PLANNING wars have been waged this week with a surprise move by controversial Burghmuir developers Wallace Land.
The developers lodged one of West Lothian’s most contentious planning applications for the outskirts of Linlithgow, including 600 homes, a supermarket, a care home and a hotel, last year.
But this week, Wallace Land squared up against developers Gladman Developments, who floated proposals for 195 houses on Clarendon Farm last month, by submitting a new plan to build up to 200 homes on the south of the Burghmuir site to council planners.
A Wallace Land spokesman said this latest move was hot on the heels of Gladman’s plans for Clarendon, adding: “Wallace Land wants the council to have a choice in a future determination of any planning application in Linlithgow and it has selected this part of the larger Burghmuir development to provide the council with a comparison and choice.”
He added that Wallace Land would hold a public exhibition on the most recent plan.
The original £90m Wallace Land development plan for Burghmuir promises new M9 slips, a neighbourhood centre, a supermarket and petrol station, hotel, a residential care home, and up to 1500 jobs on site, but the earliest date a decision can be made on the plans by West Lothian Council is March 20.

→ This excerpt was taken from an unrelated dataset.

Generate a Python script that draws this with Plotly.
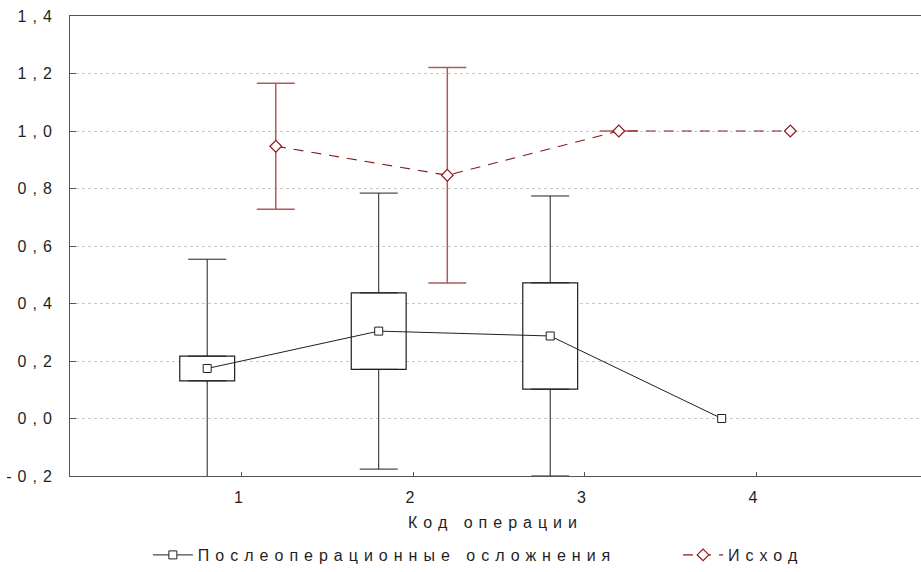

This new application will run alongside the original Burghmuir plan, but some people think the 200 house proposal viewed in isolation could cast the developers in a more favourable light with community groups.
Iain Paton at Linlithgow Civic Trust, said: “The new proposal for 200 houses removes the threat to the town centre posed by the superstore and should be considered on its merits, as for Clarendon. It is very difficult to see how the case for the larger development of 600 houses and a superstore at Burghmuir can be maintained by this contradictory proposal, which seems to anticipate the refusal of what is on the table at the moment.”
But he added the flurry of recent planning applications should be filtered through the Local Development Plan, currently being formulated for the town.
Nicholas Leonard, chair of Linlithgow Against Supermarket Development, added: “The best way to consider the future of Linlithgow is to look at what is in the best interests of the burgh as a whole through consultations on the new Local Development Plan and not through setting up one-off planning permission competitions.”
On January 11, the Journal and Gazette revealed Gladman’s plans for 195 houses and local facilities at Clarendon Farm.
This week, a Gladman spokeswoman confirmed they would submit a formal planning application for the site after Easter, and a public exhibition on the plans will be held on March 19, from 8.30am-8pm at the Low Port Centre.
She added: “The exhibition will give the community the opportunity to offer their views and what community facilities they would like to see to accompany the development.
“The Clarendon Farm proposal provides a highly sustainable development which will be considered on its individual merits by the council and the people of Linlithgow.”
She added that they would not make any comment on the new Burghmuir plans.